⟨

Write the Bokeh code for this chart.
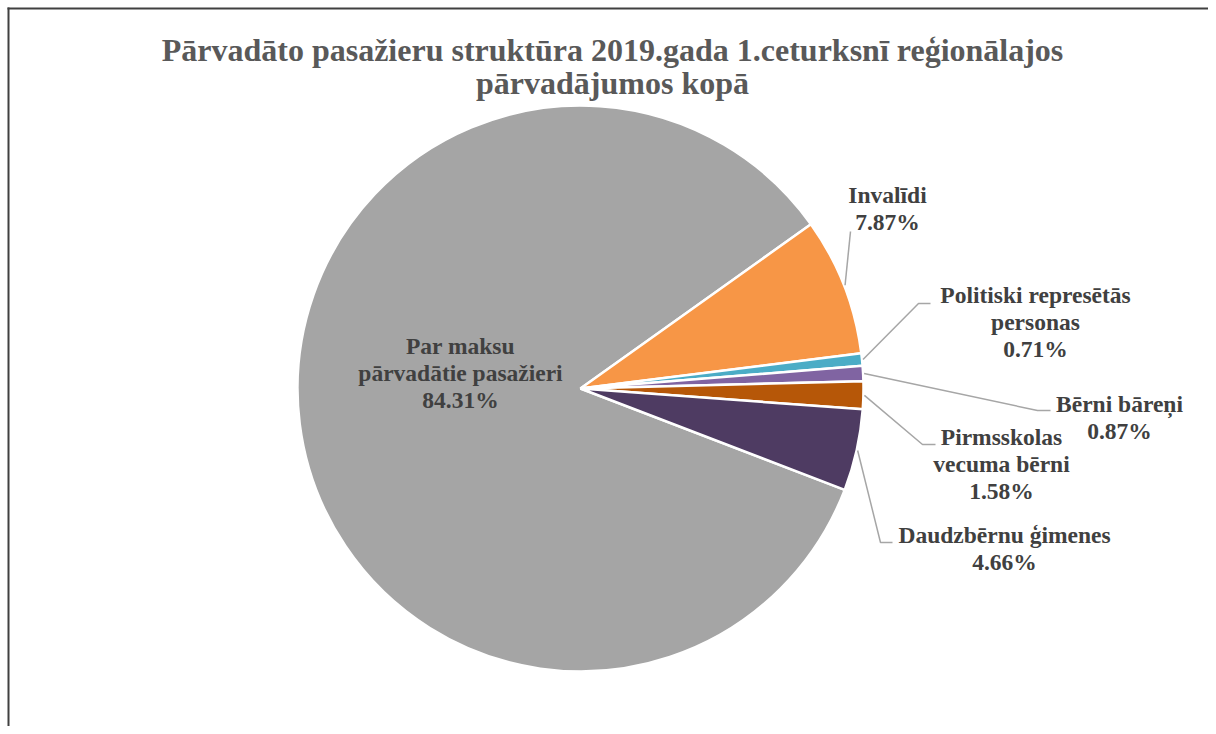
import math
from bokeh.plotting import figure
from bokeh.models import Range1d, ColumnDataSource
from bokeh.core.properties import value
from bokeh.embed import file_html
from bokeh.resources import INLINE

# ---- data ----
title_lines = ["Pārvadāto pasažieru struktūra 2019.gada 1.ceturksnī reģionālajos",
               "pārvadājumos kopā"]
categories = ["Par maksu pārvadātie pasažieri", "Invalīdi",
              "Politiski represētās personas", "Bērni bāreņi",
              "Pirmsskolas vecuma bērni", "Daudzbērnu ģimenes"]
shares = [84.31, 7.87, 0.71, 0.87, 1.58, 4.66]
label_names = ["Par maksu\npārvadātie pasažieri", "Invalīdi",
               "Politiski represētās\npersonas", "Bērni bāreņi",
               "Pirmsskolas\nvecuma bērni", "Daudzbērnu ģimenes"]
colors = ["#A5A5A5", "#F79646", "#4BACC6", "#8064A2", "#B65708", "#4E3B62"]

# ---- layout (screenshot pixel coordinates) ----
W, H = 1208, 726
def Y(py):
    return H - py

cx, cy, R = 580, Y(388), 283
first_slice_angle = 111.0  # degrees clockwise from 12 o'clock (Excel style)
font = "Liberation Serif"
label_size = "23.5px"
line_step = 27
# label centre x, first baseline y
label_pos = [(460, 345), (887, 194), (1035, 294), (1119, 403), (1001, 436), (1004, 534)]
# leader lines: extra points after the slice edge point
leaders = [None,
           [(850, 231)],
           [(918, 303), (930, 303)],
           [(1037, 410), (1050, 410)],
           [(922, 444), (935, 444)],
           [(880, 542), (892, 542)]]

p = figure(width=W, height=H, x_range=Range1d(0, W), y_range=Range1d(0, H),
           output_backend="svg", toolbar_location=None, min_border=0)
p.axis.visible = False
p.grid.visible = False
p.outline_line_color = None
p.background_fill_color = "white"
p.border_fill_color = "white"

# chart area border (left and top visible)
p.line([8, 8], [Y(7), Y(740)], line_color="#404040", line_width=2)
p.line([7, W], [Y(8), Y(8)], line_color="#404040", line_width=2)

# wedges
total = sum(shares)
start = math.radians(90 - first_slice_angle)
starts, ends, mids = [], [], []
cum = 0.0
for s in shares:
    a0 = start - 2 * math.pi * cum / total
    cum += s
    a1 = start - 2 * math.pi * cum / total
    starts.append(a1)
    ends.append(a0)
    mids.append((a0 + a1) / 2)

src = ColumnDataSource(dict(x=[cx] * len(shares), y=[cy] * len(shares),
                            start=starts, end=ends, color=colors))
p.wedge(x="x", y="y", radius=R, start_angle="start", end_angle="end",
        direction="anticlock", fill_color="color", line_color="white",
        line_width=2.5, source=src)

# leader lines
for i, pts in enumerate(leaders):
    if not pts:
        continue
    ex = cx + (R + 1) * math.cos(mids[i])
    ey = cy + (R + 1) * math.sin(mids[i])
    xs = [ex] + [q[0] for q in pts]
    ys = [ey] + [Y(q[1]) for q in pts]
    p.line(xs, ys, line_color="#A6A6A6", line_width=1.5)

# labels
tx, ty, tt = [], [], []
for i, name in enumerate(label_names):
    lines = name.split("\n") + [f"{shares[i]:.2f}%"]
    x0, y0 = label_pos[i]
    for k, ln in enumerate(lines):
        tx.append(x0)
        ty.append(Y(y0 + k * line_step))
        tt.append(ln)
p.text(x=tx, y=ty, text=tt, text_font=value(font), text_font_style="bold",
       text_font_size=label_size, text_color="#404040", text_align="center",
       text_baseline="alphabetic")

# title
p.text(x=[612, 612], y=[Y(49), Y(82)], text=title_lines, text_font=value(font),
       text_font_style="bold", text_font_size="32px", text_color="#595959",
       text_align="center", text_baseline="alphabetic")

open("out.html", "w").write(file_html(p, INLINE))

⟩

**Exercise instructions**
Which lines include the word "chart"? Copy every one of them.

**Result of this task**
Write the Bokeh code for this chart.
# chart area border (left and top visible)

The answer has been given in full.